10.03.2007

Black Sabbath - Self-Titled (1970)





Black Sabbath is the self-titled debut album of the British heavy metal band Black Sabbath, released in the UK on Friday, 13 February 1970. The album was recorded in 3 days.

This shot is the inside cover of the album at Mapledurham Watermill. It an historic watermill on the River Thames at the village of Mapledurham in Oxfordshire, England. The mill is driven by the head of water created by Mapledurham Lock and Weir and is preserved in an operational state. The mill building is also the backdrop in the image on the front cover of Black Sabbath's self titled record.

The original release had a gatefold sleeve and generic Vertigo 'swirl' inner bag. The inside of the sleeve featured the words "Black Sabbath" on the left side (spilling over slightly onto the right side) and on the right side, an inverted cross with a poem written inside of it. Vertigo was allegedly repsonsible for adding the cross; the band was upset when they found out about this, as it fed into many allegations hurled at the group regarding elements of the occult and Satanism. The original US and Canadian releases of the album had "Wicked World" in place of "Evil Woman" due to conflicts over publishing rights, while subsequent remasters of the album outside of the US and Canada featured both. Early versions of this album have Ozzy's name misspelled as "Ossie Osborne." Acid Mothers Temple released Starless and Bible Black Sabbath as a tribute album, which features a similar cover, except Kawabata Makoto is on the cover.

PASS: mud
SABBATH

7 comments:

Anonymous said...

Fuckin' 'ell - so that explains it. A few days ago, another blog posted the Crow album said the Sabs covered Evil Woman (the one by Crow, not the 28 other songs called Evil Woman) as their first single. I listened to it and thought to myself "I don't remember that track on the first Sabs album - must have only been a single". Now I know why - I bought the original vinyl here on the left side of the Atlantic when it first came out - so Evil Woman wasn't on there!

I hate the way record companies used to fuck around with track line-ups.

Thanks for clearing that up and thanks for the post.

Jules

Anonymous said...

By the way - was anybody else at the Toronto Beggar's Banquet Festival on July 16, 1972? The line up was Steel River, 3 Dog Night, Yes, Joe Cocker and the Grease Band, BLACK SABBATH and HUMBLE PIE!

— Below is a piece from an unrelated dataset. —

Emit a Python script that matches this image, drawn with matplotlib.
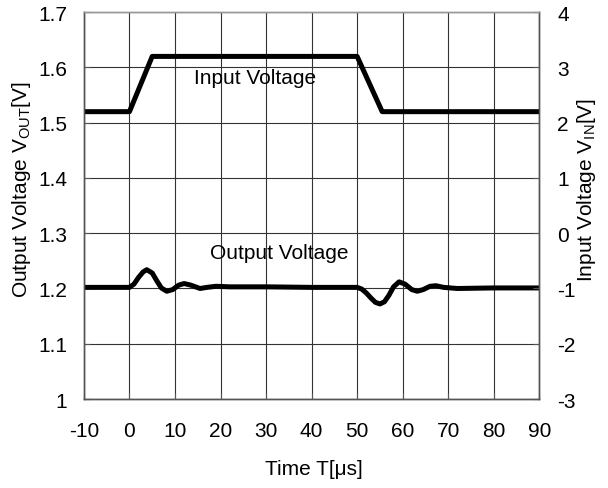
import matplotlib
matplotlib.use("Agg")
import matplotlib.pyplot as plt
from matplotlib.ticker import FuncFormatter

plt.rcParams['font.family'] = ['Liberation Sans', 'DejaVu Sans']
plt.rcParams['mathtext.fontset'] = 'custom'
plt.rcParams['mathtext.rm'] = 'Liberation Sans'
plt.rcParams['axes.unicode_minus'] = False

# Input step (right axis, V)
t_in = [-10, 0, 5, 50, 55.5, 90]
v_in = [2.2, 2.2, 3.2, 3.2, 2.2, 2.2]

# Output response (left axis, V)
t_out = [-10, 0, 1, 2, 3, 3.8, 5, 6, 7, 8.2, 9.5, 10.8, 12, 13.5, 15.5, 17, 19, 22,
         30, 40, 50, 51, 52, 53, 54, 55, 56, 57, 58, 59.2, 60.5, 62, 63.2, 64.5,
         66, 67.3, 69, 72, 80, 90]
v_out = [1.202, 1.202, 1.208, 1.220, 1.230, 1.234, 1.228, 1.214, 1.201, 1.195,
         1.198, 1.206, 1.209, 1.206, 1.200, 1.202, 1.204, 1.203, 1.203, 1.202,
         1.202, 1.199, 1.192, 1.183, 1.175, 1.172, 1.176, 1.188, 1.203, 1.212,
         1.208, 1.198, 1.195, 1.198, 1.204, 1.205, 1.202, 1.200, 1.201, 1.201]

x_ticks = list(range(-10, 91, 10))
left_ticks = [1.0, 1.1, 1.2, 1.3, 1.4, 1.5, 1.6, 1.7]
right_ticks = list(range(-3, 5))

fs = 15

fig = plt.figure(figsize=(6.08, 4.89), dpi=100)
ax = fig.add_axes([0.138, 0.182, 0.749, 0.791])
ax2 = ax.twinx()

ax.plot(t_out, v_out, color="black", lw=3.6, solid_capstyle="butt")
ax2.plot(t_in, v_in, color="black", lw=3.6, solid_capstyle="butt")

ax.set_xlim(-10, 90)
ax.set_ylim(1.0, 1.7)
ax2.set_ylim(-3, 4)
ax.set_xticks(x_ticks)
ax.set_yticks(left_ticks)
ax2.set_yticks(right_ticks)
ax.yaxis.set_major_formatter(FuncFormatter(lambda v, p: "%g" % round(v, 2)))

ax.grid(True, color="#333333", lw=0.8)
for a in (ax, ax2):
    a.tick_params(direction="in", labelsize=fs, length=4, color="#555555")
    for s in a.spines.values():
        s.set_color("#555555")
        s.set_linewidth(1.0)
ax.spines["top"].set_color("#999999")
ax2.spines["top"].set_color("#999999")
ax.tick_params(axis="y", pad=12)
ax.tick_params(axis="x", pad=16)
ax2.tick_params(axis="y", pad=13)

ax.text(27.6, 1.582, "Input Voltage", fontsize=fs, ha="center", va="center")
ax.text(33, 1.266, "Output Voltage", fontsize=fs, ha="center", va="center")

ax.set_xlabel("Time T[μs]", fontsize=fs)
ax.set_ylabel(r"Output Voltage V$_{\mathrm{OUT}}$[V]", fontsize=fs)
ax2.set_ylabel(r"Input Voltage V$_{\mathrm{IN}}$[V]", fontsize=fs)

# place axis titles by their centres
for lbl in (ax.xaxis.label, ax.yaxis.label, ax2.yaxis.label):
    lbl.set_rotation_mode("default")
    lbl.set_va("center")
    lbl.set_ha("center")
ax.xaxis.set_label_coords(0.504, -0.18)
ax.yaxis.set_label_coords(-0.136, 0.543)
ax2.yaxis.set_label_coords(1.103, 0.543)

fig.savefig("out.png", dpi=100)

http://www.black-sabbath.com/tourdates/1972.html

Talk about a mismatch - 3 Dog Night were the headliners, but they fizzled - the Sabs and especially Humble Pie had stolen the show. Yes was pretty good back then, too. And I still like "Southbound Train" (just queued it up now), which Steel River did at that show.

Tickets were really cheap and you got a free bag of fruit at the gate. Oh, man that was a long time ago...but it seem like only yesterday (OK.... last month...).

Jules

Anonymous said...

Yeak, OK, so Evil Woman's not on this - I found it somewhere else. I prefer Wicked World - heavy, jazzy and progressive. Evil Woman just sounds like a (weak) obligatory stab at pop commercialism (and no better than Crow's original) - good thing that didn't work out :)

wino said...

Jules,

I was watching H.R. Pufnstuf with Honey Comb, while you were rockin to "Up my Sleave". You lucky bugger. (To see Steve Marriott live). I was still too young for rock shows in 1972. Concerts wouldn't happen till 1978.

Missed it by that much.

wino

Anonymous said...

One of the best albums... ever.

thanks

Anonymous said...

Well, I was just 12 when I saw that show, so I wasn't far from carpet crawling myself. It was my first concert ever and I was only allowed to go because my big brothers took me, it was in a park, and it was during the day. The first concert I went to "on my own" was probably the (Center) "Island Dream Festival" in ’75: Rory Gallagher, Status Quo, A Foot in Coldwater, Todd Rundgren's Utopia... What a great show that was!

I saw the Frampless Humble Pie again a few years later and saw Stevie M. (post-Pie "Packet of Three") in the early 80's at some 250-seat club in Brampton. He was a great performer, for sure. Rockin' the Fillmore has been one of my favourite albums since the day it came out.

I - DON'T - NEED - NO - DOCTOR...
I - DON'T - NEED - NO - DOCTOR...!!

Oy, vell maybe a little bit these days for my aching back Hey! You kids get off my lawn!


meJuleselah

Stewart said...

Hi Jules, I remember the Beggar's Banquet. I was 18. I'm sure Yes never turned up, unless they were on real early in the lin-up. We turned up after the start and someone was playing - you could hear it miles away! The wall of Marshall speakers was scary. I recall a guy wandering around stoned selling a magazine call Gorilla.